Read More – Mehrauli Archaeological Park
There are an equal number of anonymous graves of unnamed soldiers. Their bodies either could not be identified or had no relatives to take care of their last rites.
Conversation with Cemetery Caretaker
The caretaker of the cemetery was a friendly person who explained a lot of graves to us. He told us stories about the children coming after centuries in search of the last remains of their parents or grandparents.
Without letting it become gory, he explained how he digs up graves and takes out the remains. He also explained the degeneration of the body as he explained after how many years what remains on the ground.
He told us about unidentified graves. I learned that some families chose to be buried in the same place. Some couples want to be buried on top of each other. It was an extremely humble experience being there. I also learned that it is a profession for someone to handle dead bodies every day.
Civil Lines Bungalows
Walking around Civil Lines in North Delhi you must stop by and look at the bungalows in this area. They were built by the governing British to live on the outskirts of the then-city. Since it was established by and for civil servants, it was called Civil Lines.
If you have grown up in Army cantonments like me, you may feel a bit nostalgic. If you have lived in the UK for a while, again it may port you there for a moment.
Roads are still broad here. If you choose a time when traffic is not much, and if the weather plays along, you can enjoy walking around.
Manju Ka Tila Gurudwara
The Majnu Ka Tila is not really a walkable distance from the Civil Lines. If you are here, it is worth visiting it.

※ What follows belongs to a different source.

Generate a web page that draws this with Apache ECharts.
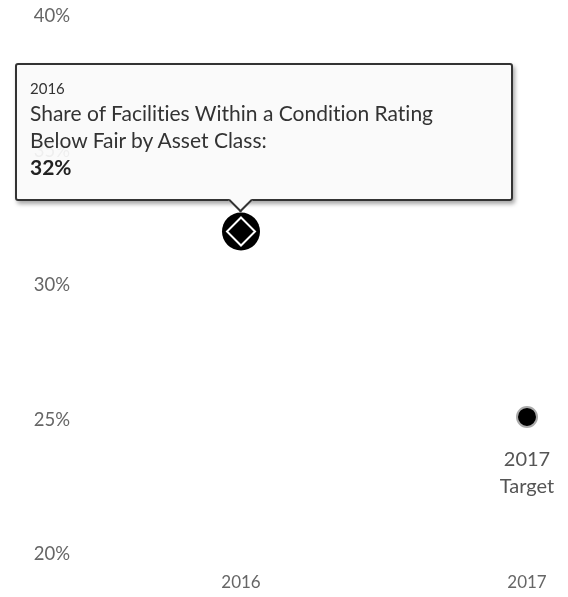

It is right on the ring road.
Majnu ka Tila is one of the historical Gurudwara in Delhi. This is a place where Guru Nanak Dev Ji, the first guru of Sikhs spent quite some time.
There is an interesting story about how this place got this unusual name. A Sufi saint lived in this place by the Yamuna River in the 15th century. He was so lost in his prayers that people thought of him as a madman. They started calling him Majnu, after the famous lover who could not see anything beyond his beloved.
Guru Nanak Dev Ji
When Guru Nanak Dev met him here and wanted to bless him, he said he wants his name to be remembered forever. So Guru Nanak blessed him and said that this place will be a place of worship. It would always be known by your name, and so it is.
There is a well in the premises of this gurudwara. A lot of miracles were performed by Baba Ram Rai at this well. It is believed that the water from this well is still magical.
This centuries-old gurudwara is quiet and peaceful. You can sit and chat with the Granthi there who would graciously tell you stories around this gurudwara. There is always a certain devotion, a sense of being at peace at places where people have worshiped for a long time.
You would feel this when you sit here with your head covered and your thoughts silenced. Of course, there is always the langar that is an added advantage of visiting gurudwaras.